“John Roy Lynch had an Irish father and an enslaved mother. By the law of the South before the Civil War, that made John Roy and his brother half Irish and all slave.”
John Roy Lynch was a field slave who became a photographer, then Justice of the Peace, then Speaker of the Mississippi House of Representatives, and then a U.S. Representative. His climb from slavery to Congress is chronicled in Chris Barton’s book, The Amazing Age of John Roy Lynch.
Reconstruction (and the Gilded Age that followed it) are a rather neglected time period in American history for children, especially as it pertains to books set in the South. I have two shelves of books on the Civil War in my library, where the books, historical fiction and nonfiction, are shelved in chronological order. Between 1866 and the beginning of the twentieth century, I do have a shelf full of books, but none of them are set in the South. Most of the books that have to do with that time period are all about prairie settlers, cowboys, and heading west. Even the textbooks dance past Reconstruction with a little information about Andrew Johnson’s impeachment and black codes and then take a sharp turn immediately westward.
Mr. Barton’s picture book biography of one of the first black men to serve as a Representative to the U.S. House of Representatives, from the great state of Mississippi, fills a hole in the living history books available to children and fills it well. The text is simple, but honest, and it doesn’t gloss over the fact that the Klan was active and the Civil War was not really over in a sense during the time that John Roy Lynch served as a U.S. Representative.

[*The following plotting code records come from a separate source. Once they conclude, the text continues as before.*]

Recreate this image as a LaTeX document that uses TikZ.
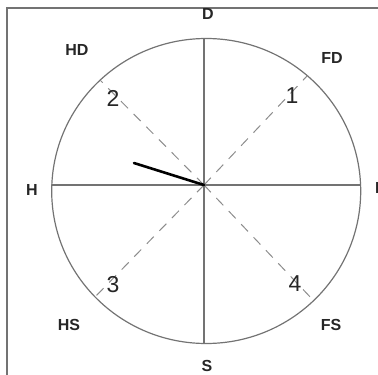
\documentclass[tikz,border=0pt]{standalone}
\usepackage{fontspec}
\setmainfont{Liberation Sans}
\begin{document}
\begin{tikzpicture}[x=1pt, y=-1pt, inner sep=0pt,
  rim/.style={draw=black!55, line width=1.2pt},
  axis/.style={draw=black!55, line width=1.2pt},
  diag/.style={draw=black!45, line width=1pt, dash pattern=on 10pt off 8pt},
  hand/.style={draw=black, line width=2.6pt, line cap=round},
  dir/.style={font=\fontsize{16}{16}\selectfont\bfseries, text=black!85},
  num/.style={font=\fontsize{23}{23}\selectfont, text=black!85}]
  \useasboundingbox (0,0) rectangle (378,375);
  % frame
  \draw[black!55, line width=1.5pt] (378,8) -- (7,8) -- (7,375);
  % dial
  \coordinate (O) at (204,185);
  \draw[rim] (206.2,191) ellipse[x radius=154.5pt, y radius=152.5pt];
  \coordinate (top) at (204,38.5);
  \coordinate (bot) at (204,343.5);
  \coordinate (lft) at (52,185);
  \coordinate (rgt) at (360.5,185);
  \draw[axis] (top) -- (bot);
  \draw[axis] (lft) -- (rgt);
  \foreach \c/\p in {c1/{307,76}, c2/{100,80}, c3/{95,297}, c4/{313.5,300.5}} {
    \coordinate (\c) at (\p);
    \draw[diag] (O) -- (\c);
  }
  % quadrant numbers
  \foreach \n/\t/\p in {n1/1/{292,96}, n2/2/{113,98}, n3/3/{113,285}, n4/4/{295,284}}
    \node[num] (\n) at (\p) {\t};
  % directions
  \foreach \n/\t/\p in {d/D/{208,14}, hd/HD/{77,50}, fd/FD/{332,58}, h/H/{32,190},
                        hs/HS/{69,325}, fs/FS/{331,325}, s/S/{207,366}}
    \node[dir] (\n) at (\p) {\t};
  \node[dir, anchor=west] (f) at (375,188) {F};
  % hand
  \coordinate (tip) at (134,163);
  \draw[hand] (O) -- (tip);
\end{tikzpicture}
\end{document}
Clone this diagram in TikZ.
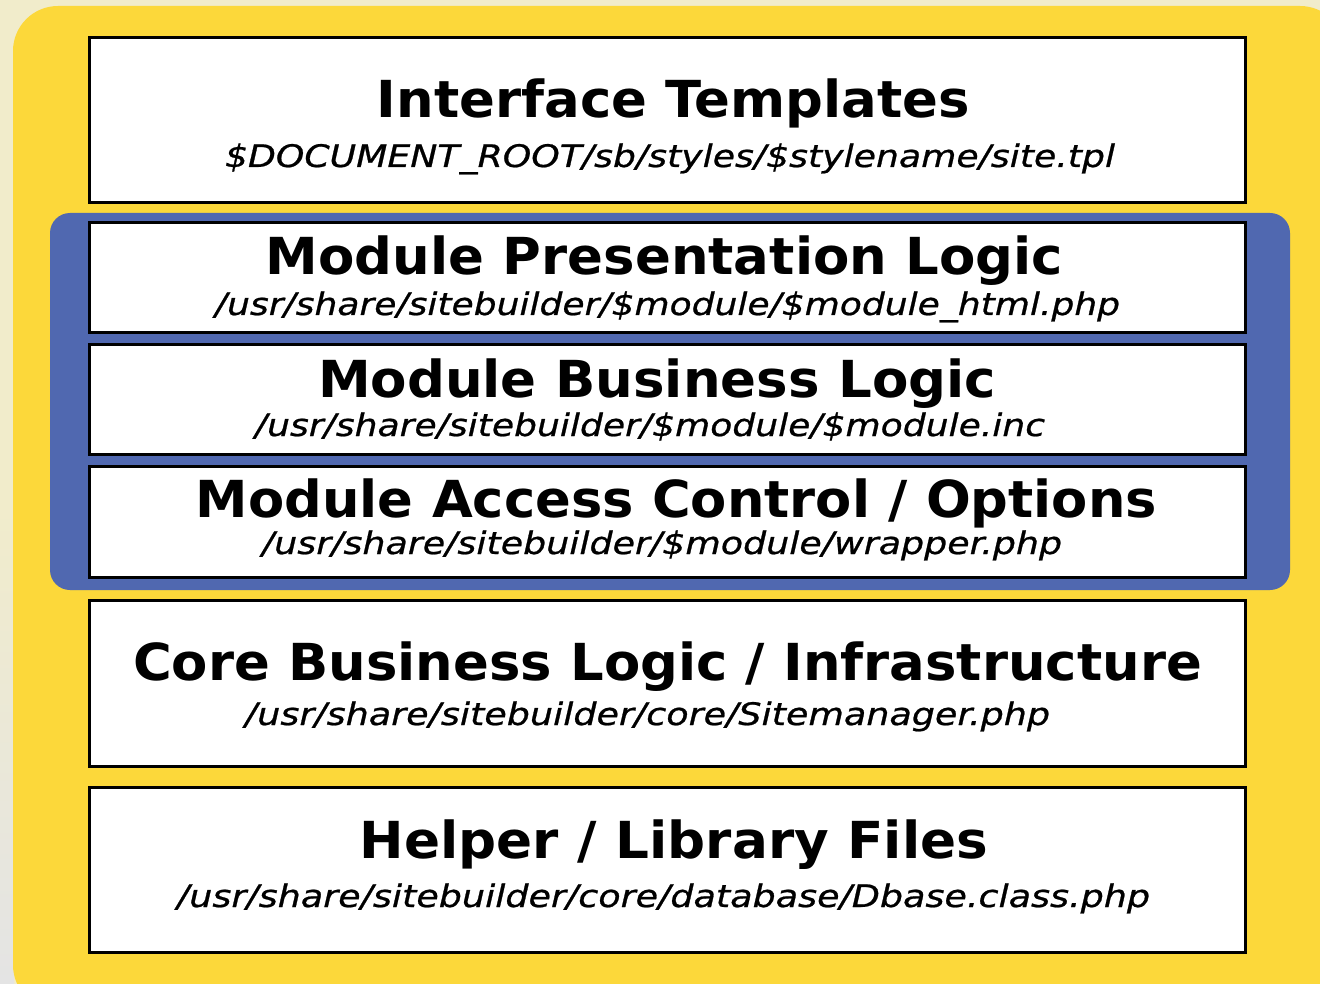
\documentclass[tikz,border=0pt]{standalone}
\usepackage{fontspec}
\setmainfont{DejaVu Sans}
\newfontfamily\pathfont[FakeBold=0.7]{DejaVu Sans}
\usepackage{graphicx}
\definecolor{bgbeige}{HTML}{F1ECCB}
\definecolor{bggray}{HTML}{E4E4E4}
\definecolor{panelyellow}{HTML}{FCD83A}
\definecolor{panelblue}{HTML}{5068B0}
\tikzset{
  layer/.style={draw=black, fill=white, line width=3pt, inner sep=0pt},
  title/.style={anchor=base, inner sep=0pt, font=\fontsize{51}{51}\selectfont\bfseries},
  path/.style={anchor=base, inner sep=0pt, font=\fontsize{31}{31}\pathfont\itshape},
}
\newcommand{\wtext}[2]{\resizebox{#1pt}{\height}{#2}}
\begin{document}
\begin{tikzpicture}[x=1pt,y=-1pt]
\useasboundingbox (0,0) rectangle (1320,984);
% background
\fill[bgbeige] (0,0) rectangle (1320,984);
\shade[top color=bgbeige, bottom color=bggray] (0,500) rectangle (14,984);
% yellow panel
\fill[panelyellow, rounded corners=45pt] (13,6) rectangle (1345,1010);
% blue panel
\fill[panelblue, rounded corners=20pt] (50,213) rectangle (1290,590);
% layers
\node[layer, minimum width=1156pt, minimum height=165pt] (L1) at (667,120.5) {};
\node[layer, minimum width=1156pt, minimum height=110pt] (L2) at (667,278) {};
\node[layer, minimum width=1156pt, minimum height=110pt] (L3) at (667,399) {};
\node[layer, minimum width=1156pt, minimum height=111pt] (L4) at (667,522) {};
\node[layer, minimum width=1156pt, minimum height=166pt] (L5) at (667,683) {};
\node[layer, minimum width=1156pt, minimum height=165pt] (L6) at (667,869.5) {};
% texts
\node[title] (t1) at (673.5,118) {\wtext{593}{Interface Templates}};
\node[path]  (p1) at (670,167) {\wtext{890}{\$DOCUMENT\_ROOT/sb/styles/\$stylename/site.tpl}};
\node[title] (t2) at (664.5,275) {\wtext{797}{Module Presentation Logic}};
\node[path]  (p2) at (667.5,315) {\wtext{905}{/usr/share/sitebuilder/\$module/\$module\_html.php}};
\node[title] (t3) at (657,397) {\wtext{678}{Module Business Logic}};
\node[path]  (p3) at (650,436) {\wtext{790}{/usr/share/sitebuilder/\$module/\$module.inc}};
\node[title] (t4) at (676.5,517) {\wtext{961}{Module Access Control / Options}};
\node[path]  (p4) at (662,554) {\wtext{800}{/usr/share/sitebuilder/\$module/wrapper.php}};
\node[title] (t5) at (667.5,680) {\wtext{1069}{Core Business Logic / Infrastructure}};
\node[path]  (p5) at (647.5,725) {\wtext{805}{/usr/share/sitebuilder/core/Sitemanager.php}};
\node[title] (t6) at (674,858) {\wtext{628}{Helper / Library Files}};
\node[path]  (p6) at (663.5,907) {\wtext{973}{/usr/share/sitebuilder/core/database/Dbase.class.php}};
\end{tikzpicture}
\end{document}
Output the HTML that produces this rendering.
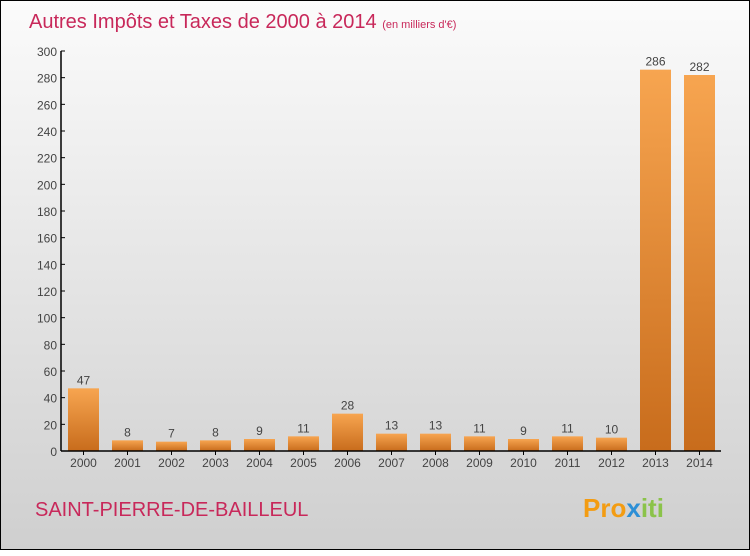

The basic information about the difficulties of slavery and its aftermath, terrorism and persecution for black people, is conveyed in story form, making those facts both more horrible (these things happened to real people!) and more understandable and even hopeful (brave and intelligent people tried to make things better) at the same time.
John Roy Lynch himself is an inspiring and admirable character. He pursued an education in his “spare time” and taught himself by eavesdropping on a school across the alleyway. He became a photographer by way of on-the-job training. He taught himself the law so that he could be a just Justice of the Peace. He became a landowner, and then a public servant in the state legislature, then in the U.S. House. And he did all of these things while he was still in his twenties.
Although Congressman Lynch was defeated for re-election in 1876 as Reconstruction came to a close and the South returned to a new era of black subjugation and disenfranchisement, his words continued to inspire, and he “continued to believe that the laws of this land could bring about justice.”
“When every man, woman, and child can feel that his, her, and their rights are fully protected by the strong arm of a generous and grateful Republic, then we can all truthfully say that this beautiful land of ours, over which the Star Spangled Banner so triumphantly waves, is, in truth and in fact, the ‘land of the free and the home of the brave.'” ~John Roy Lynch, 1874
I read recently that picture books don’t have to always have a happy ending (like how Mr Lynch didn’t win re-election) but they do need to be hopeful. Sounds like this book covers it. 🙂 Thanks so much for sharing.